Mouldingadded: “After the anniversary of our 2020 listing we feel that the time is right to make this next step and apply to the premium segment in 2022, thereby continuing the development of THG as we endeavour to deliver our strategy for the benefit of our shareholders, key stakeholders and employees.”

Morning update

English wine maker Gusbourne has announced plans to raise more than £2m in a placing to support the ongoing growth across distribution channels.

The business will also use the £2.5m funding to increase visitor capacity at its cellar door operations, raise sales and marketing spend to promote further sales growth, invest in further digital promotion and sales optimisation across all channels, and support future growth potential by increasing production efficiency and capacity.

CEO Charlie Holland said: “We are delighted to announce our funding plans, which will include a broadening of our shareholder base and the conversion of most of our short-term debt into equity. This will provide significant support for the company’s ambitious plans to grow sales of our expanding range of luxury wines.

“We also look forward to welcoming new investors to join us on this exciting journey, as we remain focused on building a lighthouse brand at the forefront of English winemaking. We are grateful to all our Shareholders and other stakeholders in the business for their continued and valued support.”

Shares in the business dropped 14.6% to 105p.

Spirits group Distill has fallen to a first-half loss as sales failed to keep up the one-off surge a year ago during lockdown.

The owner of RedLeg Spiced Rum, Blackwoods Gin and Vodka, TRØVE Botanical Vodka and Blavod Black Vodka reported a 23% decrease in turnover to £1.4m in the six months to 30 September - although the figure was 75% higher than pre-pandemic levels in 2019.

Despite sales falling, costs increased 10% as a result of the ongoing disruption to supply chains and staff shortages leading to an operating loss of £44k for the period, compared with a £154k profit last year.

Executive chairman Don Goulding said: “Our brands continue to perform well as the market begins to recover from the effects of lockdown. Results for the half year are below those of 2020 due to sales lapping an extraordinary increase last year when the combination of lockdown, a hot summer and unusual trading conditions led to a significant surge in sales, particularly in Q2 (July to September) when revenues advanced by 265% versus the prior year.”

He added: “Our team has managed well the widespread disruption and cost pressures associated with extensive labour shortages throughout the supply chain, production and distribution networks.
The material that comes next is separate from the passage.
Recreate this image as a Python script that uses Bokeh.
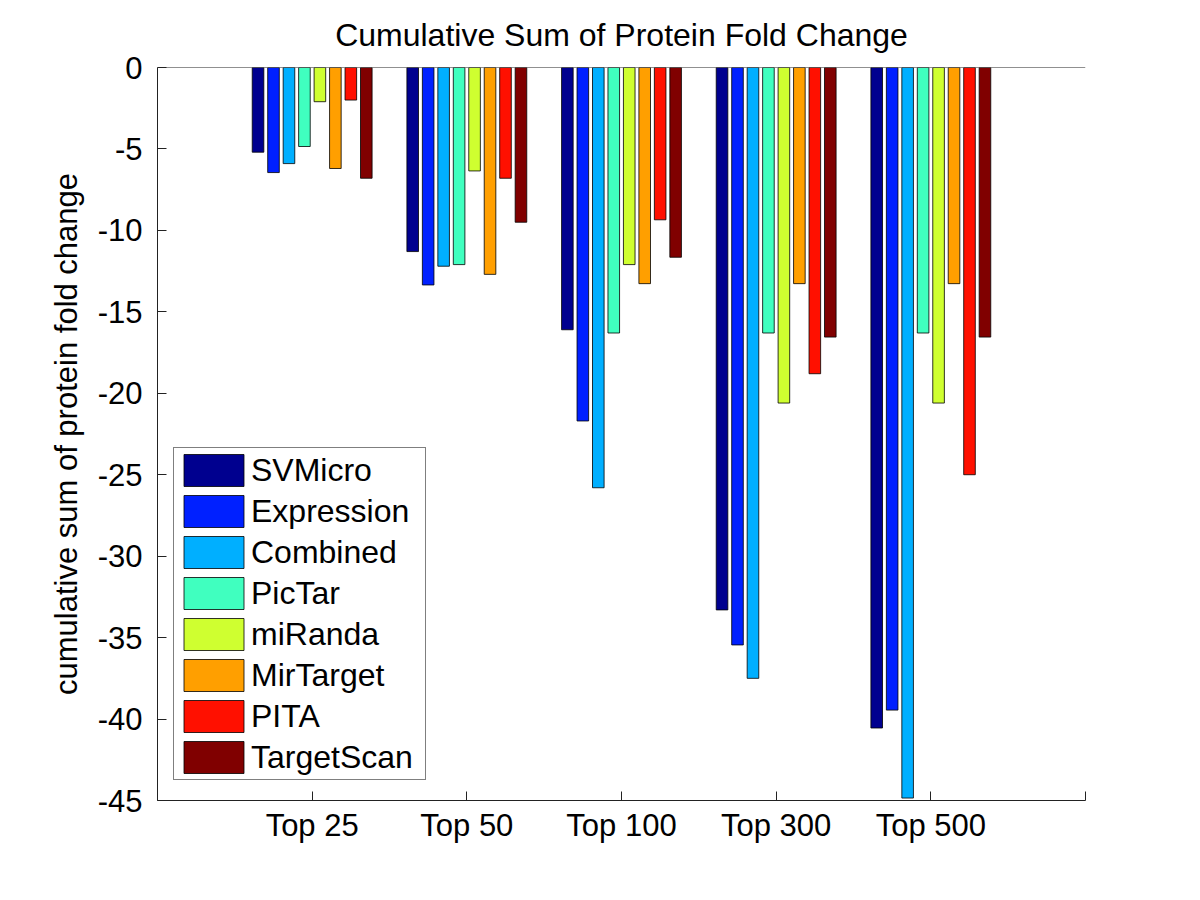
from bokeh.plotting import figure
from bokeh.models import ColumnDataSource, Range1d, FixedTicker, Span, Legend, LegendItem
from bokeh.transform import dodge
from bokeh.embed import file_html
from bokeh.resources import INLINE

# ---- data ----
categories = ["Top 25", "Top 50", "Top 100", "Top 300", "Top 500"]
series = ["SVMicro", "Expression", "Combined", "PicTar", "miRanda", "MirTarget", "PITA", "TargetScan"]
svmicro    = [-5.2, -11.3, -16.1, -33.3, -40.55]
expression = [-6.45, -13.35, -21.7, -35.45, -39.45]
combined   = [-5.9, -12.2, -25.8, -37.5, -44.85]
pictar     = [-4.85, -12.1, -16.3, -16.3, -16.3]
miranda    = [-2.1, -6.35, -12.1, -20.6, -20.6]
mirtarget  = [-6.2, -12.7, -13.27, -13.27, -13.27]
pita       = [-2.0, -6.8, -9.35, -18.8, -25.0]
targetscan = [-6.8, -9.5, -11.65, -16.55, -16.55]
y_ticks = [0, -5, -10, -15, -20, -25, -30, -35, -40, -45]

colors = ["#00008F", "#0020FF", "#00AFFF", "#40FFBF", "#CFFF30", "#FF9F00", "#FF1000", "#800000"]
values = [svmicro, expression, combined, pictar, miranda, mirtarget, pita, targetscan]

FONT = "Liberation Sans"

src = ColumnDataSource(dict(x=list(range(1, len(categories) + 1)),
                            **{name: vals for name, vals in zip(series, values)}))

p = figure(width=1184, height=884, output_backend="svg", toolbar_location=None,
           x_range=Range1d(0, 6), y_range=Range1d(-45, 0),
           min_border_left=157, min_border_right=99, min_border_top=67, min_border_bottom=84,
           title="Cumulative Sum of Protein Fold Change")
p.outline_line_color = None
p.grid.visible = False
p.background_fill_color = "white"
p.border_fill_color = "white"

p.title.text_font = FONT
p.title.text_font_size = "32px"
p.title.text_font_style = "normal"
p.title.align = "center"
p.title.text_color = "black"
p.title.standoff = 29

items = []
n = len(series)
for j, (name, col) in enumerate(zip(series, colors)):
    off = (j - (n - 1) / 2) * 0.1
    r = p.vbar(x=dodge("x", off, range=p.x_range), top=0, bottom=name, width=0.075,
               source=src, fill_color=col, line_color="black", line_width=0.8)
    items.append(LegendItem(label=name, renderers=[r]))

p.add_layout(Span(location=0, dimension="width", line_color="#222222", line_width=1))

# axes
p.xaxis.ticker = FixedTicker(ticks=[0, 1, 2, 3, 4, 5, 6])
p.xaxis.major_label_overrides = {0: "", 6: "", **{i + 1: c for i, c in enumerate(categories)}}
p.yaxis.ticker = FixedTicker(ticks=y_ticks)
p.yaxis.major_label_overrides = {t: str(t) for t in y_ticks}
p.yaxis.axis_label = "cumulative sum of protein fold change"
for ax in (p.xaxis[0], p.yaxis[0]):
    ax.major_tick_in = 9
    ax.major_tick_out = 0
    ax.minor_tick_line_color = None
    ax.axis_line_color = "#222222"
    ax.major_tick_line_color = "#222222"
    ax.major_label_text_font = FONT
    ax.major_label_text_font_size = "31px"
    ax.major_label_text_color = "black"
    ax.axis_label_text_font = FONT
    ax.axis_label_text_font_size = "31px"
    ax.axis_label_text_font_style = "normal"
    ax.axis_label_text_color = "black"
p.xaxis.major_label_standoff = 7
p.yaxis.major_label_standoff = 15
p.yaxis.axis_label_standoff = 11

legend = Legend(items=items, location=(16, 20))
legend.label_text_font = FONT
legend.label_text_font_size = "32px"
legend.label_text_color = "black"
legend.glyph_width = 75
legend.glyph_height = 40
legend.label_height = 32
legend.label_standoff = 0
legend.label_width = 172
legend.padding = 2
legend.spacing = 1
legend.border_line_color = "black"
legend.border_line_width = 1
legend.background_fill_color = "white"
legend.background_fill_alpha = 1
legend.margin = 0
p.add_layout(legend)

open("out.html", "w").write(file_html(p, INLINE))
This is likely to remain an area of focus for the foreseeable future particularly during the key Christmas trading period. To date we have successfully maintained supply to all customers across all brands.”

Shares in the drinks firm plunged 16% to 1.7p this morning on news of the cost pressures facing the group.

After hitting a year-to-date high on Friday, the FTSE 100 opened down 0.2% to 7,221pts this morning.

Aside from THG, risers this morning include McColl’s Retail Group, up 4.3% to 21.9p, C&C Group, up 3.7% to 258.4p. and McBride, up 1.3% to 70.9p.

Fallers so far included Real Good Food, down 5.9% to 2.3p, Parsley Box, down 3.9% to 50p, Nichols, down 2.5% to 1,169.7p, and Hotel Chocolat Group, down 2.5% to 478p.

This week in the City

Shareholders get their chance to have a say on CD&R’s 287p winning bid to takeover Morrisons as the supermarket holds its EGM on Tuesday.

Tomorrow also brings the latest monthly Nielsen grocery sales figures, while in the US Johnson & Johnson, Procter & Gamble and Philip Morris also issue quarterly earnings figures.

The latest inflation figures for the UK are issued by the ONS on Wednesday morning.

CPG giants Nestlé and Unilever report third-quarter figures on Wednesday and Thursday respectively.

The week then draws to a close with final results from Virgin Wines and an insight into consumer confidence in battle-scarred Britain with the latest GfK index. There is also the latest ONS retail sales figures for September on Friday.